For many years, Nigeria was the star student in the “How to Put All Your Eggs in One Basket 101” class and she is currently reaping the rewards of her success. The Nigerian economy, especially the public sector, has been dependent on revenue from crude oil exports. As one of the top 10 oil producers in the world, previous administrations focused only on the oil sector as they believed that global economic growth would fuel the incessant demand for crude oil which would in turn guarantee sustained high prices.
Slowing global economic growth in China, the world’s largest importer of crude oil, the advent of shale oil in the United States and the refusal of the Organisation of Petroleum Exporting Countries (OPEC) to cut down on supply have all contributed towards halving crude oil prices, starting from June 2014. The deal agreed by the world's major powers to lift sanctions on Iran’s ability to export crude oil could further add to the supply glut and keep oil prices down.
As a result, growth and activity in the Nigerian economy has stalled as low oil prices have shrunk government revenue and negatively affected growth and profitability in the economy. With no other major export, the Nigerian government has been forced to increase borrowing to make up for the shortfall in revenue. According to the Debt Management Office, as at June 30th, total debt stock was ₦12.12 trillion, up 7.83% from the December 31, 2014 figure of ₦11.24 trillion. The current predicament Greece is in should be a lesson on how fiscal irresponsibility can result in debt spiraling out of control.

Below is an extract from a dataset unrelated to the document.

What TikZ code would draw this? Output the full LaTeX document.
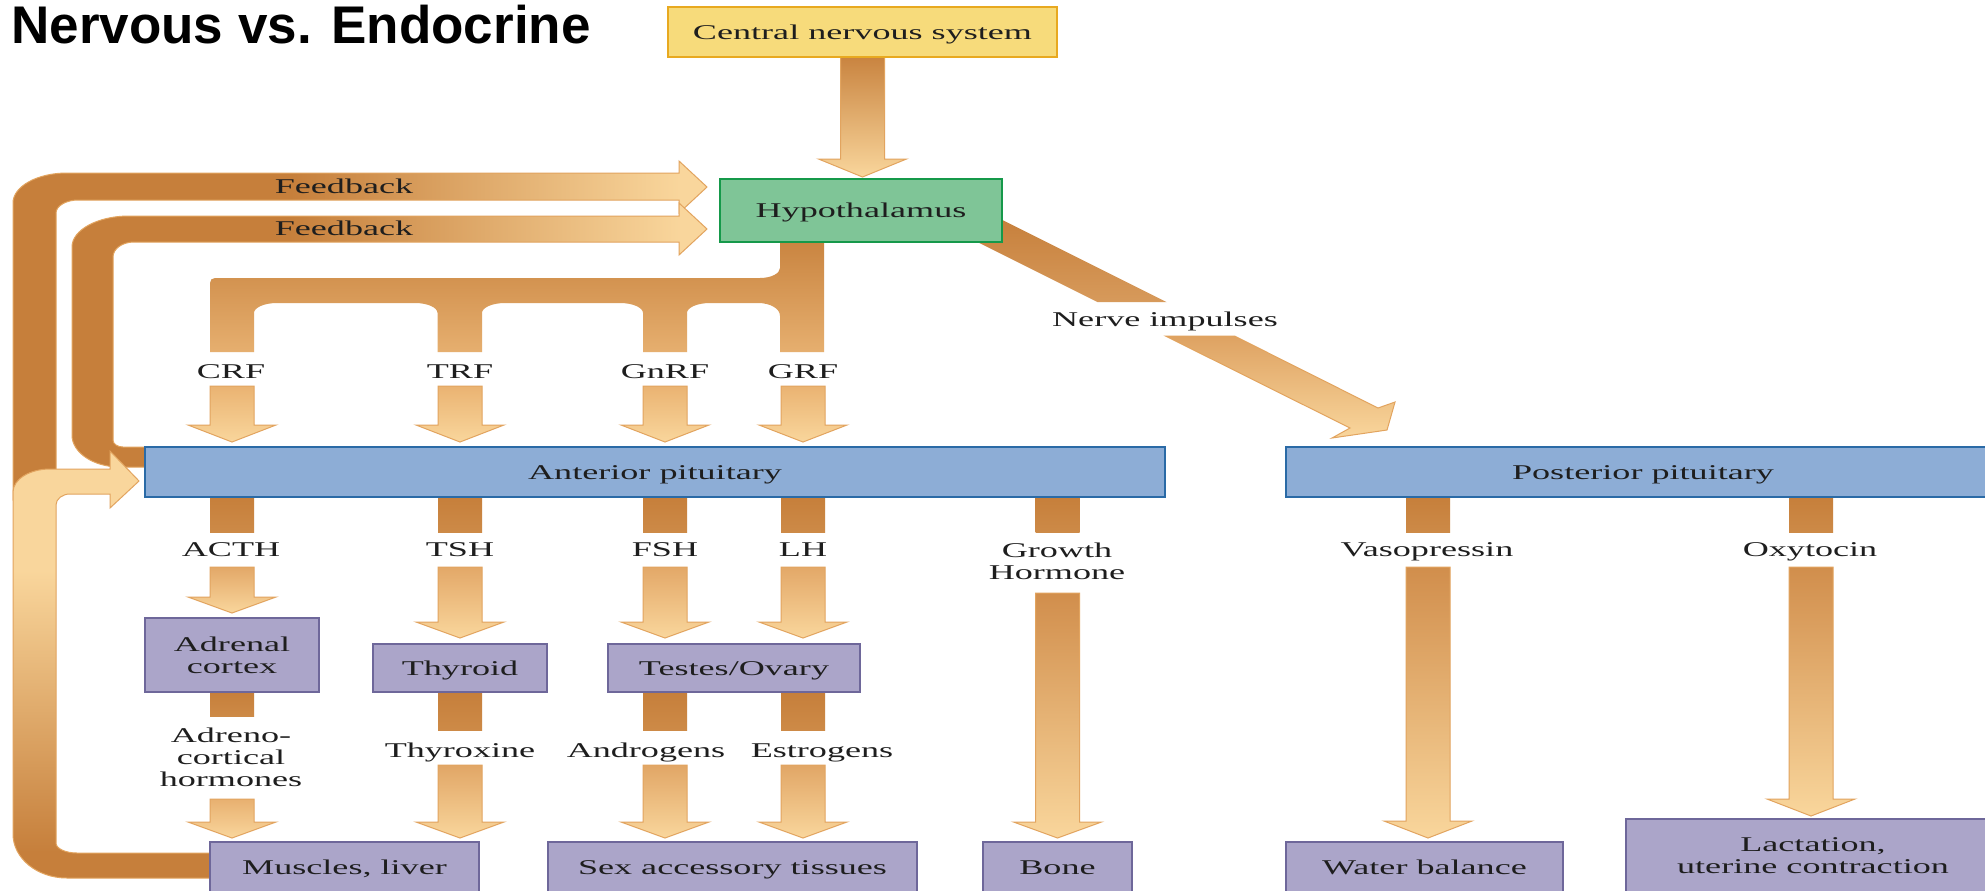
\documentclass[tikz,border=0pt]{standalone}
\usepackage{fontspec}
\newfontfamily\dfont{Liberation Serif}[FakeStretch=1.72]
\newfontfamily\tfont{Liberation Sans}
\definecolor{dk}{HTML}{C67F3B}
\definecolor{dk2}{HTML}{CD8A47}
\definecolor{lt}{HTML}{F9D69C}
\definecolor{ledge}{HTML}{E2A45F}
\definecolor{tA}{HTML}{C98440}
\definecolor{tB}{HTML}{E6AF6F}
\definecolor{aA}{HTML}{EAB372}
\definecolor{aB}{HTML}{E3A868}
\definecolor{aC}{HTML}{D18E4C}
\definecolor{aD}{HTML}{E1A666}
\definecolor{aE}{HTML}{E8B070}
\definecolor{nA}{HTML}{D79A5B}
\definecolor{nB}{HTML}{DEA262}
\definecolor{cnsfill}{HTML}{F7DB7B}
\definecolor{cnsdraw}{HTML}{E8A920}
\definecolor{hypfill}{HTML}{7FC597}
\definecolor{hypdraw}{HTML}{15994A}
\definecolor{pitfill}{HTML}{8DADD6}
\definecolor{pitdraw}{HTML}{2A6AA6}
\definecolor{tgtfill}{HTML}{ABA5C9}
\definecolor{tgtdraw}{HTML}{6E679A}
\definecolor{txt}{HTML}{1E1E1E}
\pgfdeclarehorizontalshading{fbB}{100bp}{color(0bp)=(dk); color(45bp)=(dk); color(73bp)=(lt); color(100bp)=(lt)}
\pgfdeclarehorizontalshading{fbC}{100bp}{color(0bp)=(dk); color(42bp)=(dk); color(73bp)=(lt); color(100bp)=(lt)}
\pgfdeclareverticalshading{fbA}{100bp}{color(0bp)=(dk); color(28bp)=(dk); color(61bp)=(lt); color(100bp)=(lt)}
% fat downward arrow: x, y start, y head back, y tip, top colour, bottom colour
\newcommand\fatdown[6]{%
  \path[band, top color=#5, bottom color=#6] (#1-22,#2) -- (#1+22,#2) -- (#1+22,#3) -- (#1+44,#3) -- (#1,#4) -- (#1-44,#3) -- (#1-22,#3) -- cycle;}
% short bar: x, y1, y2, top colour, bottom colour
\newcommand\stub[5]{%
  \path[top color=#4, bottom color=#5] (#1-22,#2) rectangle (#1+22,#3);}
\begin{document}
\begin{tikzpicture}[x=0.5pt,y=-0.5pt,
  lbl/.style={font=\dfont\fontsize{10.5}{11}\selectfont, text=txt, inner sep=0pt, align=center},
  one/.style={lbl, text height=7pt, text depth=0pt},
  tgt/.style={lbl, fill=tgtfill, draw=tgtdraw, line width=0.8pt},
  pit/.style={one, fill=pitfill, draw=pitdraw, line width=1pt, minimum height=25pt},
  band/.style={draw=ledge, line width=0.5pt}]
\useasboundingbox (0,0) rectangle (1985,890);
\clip (0,0) rectangle (1985,890);
\fill[white] (0,0) rectangle (1985,890);

% title
\node[anchor=base west, inner sep=0pt, font=\tfont\bfseries\fontsize{26.5}{30}\selectfont] (title) at (11,43) {Nervous vs. Endocrine};

% feedback band to hypothalamus (outer)
\path[band, shade, shading=fbB] (13,500) -- (13,203) .. controls (13,186.5) and (37,173) .. (67,173) -- (679,173) -- (679,161) -- (707,187) -- (679,213) -- (679,200) -- (78,200) .. controls (66.4,200) and (56,205.8) .. (56,213) -- (56,500) -- cycle;
% feedback band from anterior pituitary (inner)
\path[band, shade, shading=fbC] (146,447) -- (123,447) .. controls (117.5,447) and (113,443.9) .. (113,440) -- (113,257) .. controls (113,248.7) and (122.4,242) .. (134,242) -- (679,242) -- (679,255) -- (707,229) -- (679,203) -- (679,216) -- (129,216) .. controls (97.5,216) and (72,230) .. (72,247) -- (72,435) .. controls (72,452.7) and (93.5,467) .. (120,467) -- (146,467) -- cycle;
% band from muscles to anterior pituitary
\path[band, shade, shading=fbA] (211,878) -- (67,878) .. controls (37.2,878) and (13,858.3) .. (13,834) -- (13,492) .. controls (13,479.3) and (29.6,469) .. (50,469) -- (110,469) -- (110,451) -- (139,481) -- (110,508) -- (110,494) -- (70,494) .. controls (62.3,494) and (56,499) .. (56,505) -- (56,843) .. controls (56,848.5) and (65.4,853) .. (77,853) -- (211,853) -- cycle;

% releasing-factor tree below hypothalamus
\path[top color=tA, bottom color=tB] (780,240) -- (780,268) .. controls (780,273.5) and (771,278) .. (760,278)
  -- (215,278) .. controls (212,278) and (210,280) .. (210,283)
  -- (210,352) -- (254,352) -- (254,313) .. controls (254,307.5) and (264.4,303) .. (277,303)
  -- (415,303) .. controls (427.6,303) and (437.5,307.5) .. (437.5,313)
  -- (437.5,352) -- (482,352) -- (482,313) .. controls (482,307.5) and (492.4,303) .. (505,303)
  -- (620,303) .. controls (632.6,303) and (643,307.5) .. (643,313)
  -- (643,352) -- (687,352) -- (687,313) .. controls (687,307.5) and (697.4,303) .. (710,303)
  -- (758,303) .. controls (770,303) and (780,308.4) .. (780,316)
  -- (780,352) -- (824,352) -- (824,240) -- cycle;

% nerve impulses band
\path[top color=dk, bottom color=nA] (925.5,216) -- (994.5,216) -- (1166.5,302) -- (1097.5,302) -- cycle;
\path[band, top color=nB, bottom color=lt] (1165.5,336) -- (1234.5,336) -- (1378,408) -- (1395,402) -- (1387,430) -- (1332,438) -- (1350,428) -- cycle;

% CNS -> hypothalamus
\fatdown{862.5}{57}{159}{177}{tA}{lt}

% releasing factor arrows to anterior pituitary
\fatdown{232}{386}{425}{442}{aA}{lt}
\fatdown{460}{386}{425}{442}{aA}{lt}
\fatdown{665}{386}{425}{442}{aA}{lt}
\fatdown{803}{386}{425}{442}{aA}{lt}

% stubs below pituitaries
\stub{232}{497}{532}{dk}{dk2}
\stub{460}{497}{532}{dk}{dk2}
\stub{665}{497}{532}{dk}{dk2}
\stub{803}{497}{532}{dk}{dk2}
\stub{1057.5}{497}{532}{dk}{dk2}
\stub{1428}{497}{532}{dk}{dk2}
\stub{1811}{497}{532}{dk}{dk2}

% hormone arrows
\fatdown{232}{567}{597}{613}{aB}{lt}
\fatdown{460}{567}{622}{638}{aB}{lt}
\fatdown{665}{567}{622}{638}{aB}{lt}
\fatdown{803}{567}{622}{638}{aB}{lt}
\fatdown{1057.5}{593}{822}{838}{aC}{lt}
\fatdown{1428}{567}{821}{838}{aC}{lt}
\fatdown{1811}{567}{799}{816}{aC}{lt}

% stubs below glands
\stub{232}{692}{716}{dk}{dk2}
\stub{460}{692}{730}{dk}{dk2}
\stub{665}{692}{730}{dk}{dk2}
\stub{803}{692}{730}{dk}{dk2}

% arrows to target tissues
\fatdown{232}{799}{822}{838}{aE}{lt}
\fatdown{460}{765}{822}{838}{aD}{lt}
\fatdown{665}{765}{822}{838}{aD}{lt}
\fatdown{803}{765}{822}{838}{aD}{lt}

% boxes
\node[one, fill=cnsfill, draw=cnsdraw, line width=1.2pt, minimum width=194.5pt, minimum height=25pt] (cns) at (862.5,32) {Central nervous system};
\node[one, fill=hypfill, draw=hypdraw, line width=1.3pt, minimum width=141pt, minimum height=31.5pt] (hyp) at (861,210.5) {Hypothalamus};
\node[pit, minimum width=510pt] (ant) at (655,472) {Anterior pituitary};
\node[pit, minimum width=357pt] (post) at (1643,472) {Posterior pituitary};
\node[tgt, minimum width=87pt, minimum height=37pt] (adr) at (232,655) {Adrenal\\cortex};
\node[tgt, one, minimum width=87pt, minimum height=24pt] (thy) at (460,668) {Thyroid};
\node[tgt, one, minimum width=126pt, minimum height=24pt] (tes) at (734,668) {Testes/Ovary};
\node[tgt, one, minimum width=134.5pt, minimum height=25pt] (mus) at (344.5,867) {Muscles, liver};
\node[tgt, one, minimum width=184.5pt, minimum height=25pt] (sex) at (732.5,867) {Sex accessory tissues};
\node[tgt, one, minimum width=74.5pt, minimum height=25pt] (bone) at (1057.5,867) {Bone};
\node[tgt, one, minimum width=138.5pt, minimum height=25pt] (water) at (1424.5,867) {Water balance};
\node[tgt, minimum width=187pt, minimum height=37pt] (lact) at (1813,856) {Lactation,\\uterine contraction};

% labels
\node[one] (fb1) at (344,186) {Feedback};
\node[one] (fb2) at (344,228) {Feedback};
\node[one] (crf) at (231,371) {CRF};
\node[one] (trf) at (460,371) {TRF};
\node[one] (gnrf) at (665,371) {GnRF};
\node[one] (grf) at (803,371) {GRF};
\node[one] (nerve) at (1165,319) {Nerve impulses};
\node[one] (acth) at (231,549) {ACTH};
\node[one] (tsh) at (460,549) {TSH};
\node[one] (fsh) at (665,549) {FSH};
\node[one] (lh) at (803,549) {LH};
\node[lbl] (gh) at (1057,561) {Growth\\Hormone};
\node[one] (vaso) at (1427,549) {Vasopressin};
\node[one] (oxy) at (1810,549) {Oxytocin};
\node[lbl] (adh) at (231,757) {Adreno-\\cortical\\hormones};
\node[one] (thx) at (460,750) {Thyroxine};
\node[one] (andr) at (646,750) {Androgens};
\node[one] (estr) at (822,750) {Estrogens};
\end{tikzpicture}
\end{document}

A Cloud of Macroeconomic Uncertainty
In addition to the effects of low oil prices, macroeconomic uncertainty has persisted as the Presidency announced that it would not make any key ministerial appointments until September. It intends to root out corruption, establish the framework for good governance and identify the most qualified candidates before making any appointments. While the intent is to be commended, the economy is at a standstill and investors are unwilling to invest in Nigerian financial markets due to the uncertainty surrounding national economic policy.
Major Economic Metrics Give Little Cause for Optimism
The dire condition of the Nigerian economy due to the fall in oil prices has been highlighted by weaker economic indicators. After recording quarterly GDP growth of over 6% in the first three quarters of 2014, the effect of the slump in global oil prices was noticed in the last quarter of 2014 where GDP growth fell to 5.96%. This trend persisted in the first half of 2015 as, figures released by the Nigerian Bureau of Statistics (NBS) show that annualised growth fell to 3.96% in Q1 and even further down to 2.35% in Q2. The dip in oil prices has made it even more essential for the new administration to establish economic policies that encourage the diversification of the economy.
Slower GDP growth sets the tone for more worrying economic metrics. The inflation rate has been constantly increasing and is currently at 9.2% as the relative scarcity of refined petroleum products has driven food prices upwards. The CBN’s decision to ban access to US Dollars in the interbank market for the importation of several items threatens to create shortages in the economy, leading to even more inflationary pressures.
The unemployment rate rose from 7.5% in Q1 2015 to 8.2% in Q2 2015. While this figure may seem acceptable when compared to 5.3% and 5.6% in the US and UK respectively, further analysis shows that the level of full employment and underemployment fell by 2.37% and 11.16% respectively.
Despite Nigeria’s vast human and natural resources, economic mismanagement has left us unable to create adequate employment for the labor force and exploit all of Nigeria’s natural resources. The groundnut pyramids in Kano and the textile industry that once employed over 1 million people are examples of vibrant industries that have been abandoned since the discovery of oil. Meanwhile, Nigeria's youth remain largely untapped as a resource.
The Road Ahead for Crude Oil Prices
The Nigerian economy remains vulnerable to changes in crude oil prices as we derive 70% of export revenue and 90% of foreign exchange earnings from crude exports. Brent Crude, the international benchmark for crude oil prices, is currently priced at about $49 per barrel, below the $53 per barrel benchmark set for the 2015 national budget.
According to the most recent International Monetary Fund commodity report, there is a 10% likelihood of Brent crude oil prices falling below $40 in the next 12 months. Without further diversification of the Nigerian economy, crude oil prices below $40 will lead to more borrowing and economic growth will be further curtailed.
As a country whose economy and national budget has always been dependent on revenues from high crude oil prices, we are currently in uncharted territory. The lack of diversification in the economy has put us in a precarious position where economic growth is largely dependent on one resource.
With a new government in place, it is encouraging to see that plans have been put in place to clean out the inefficiencies in the oil sector, get refineries back online and most importantly diversify the economy and Federal Government revenue sources so that the country does not become overly reliant on borrowing. As the government looks to diversify the economy it should go back to agriculture, especially cash crops such as cocoa, cotton, groundnuts, oil palm products and rubber which formed the majority of Nigeria’s exports until crude oil surpassed them in the 1960’s.
Significant investment and stellar leadership will be needed to diversify the economy and increase production to amounts that will cater to the needs of the populace – thereby reducing the need to import – and still have enough to export.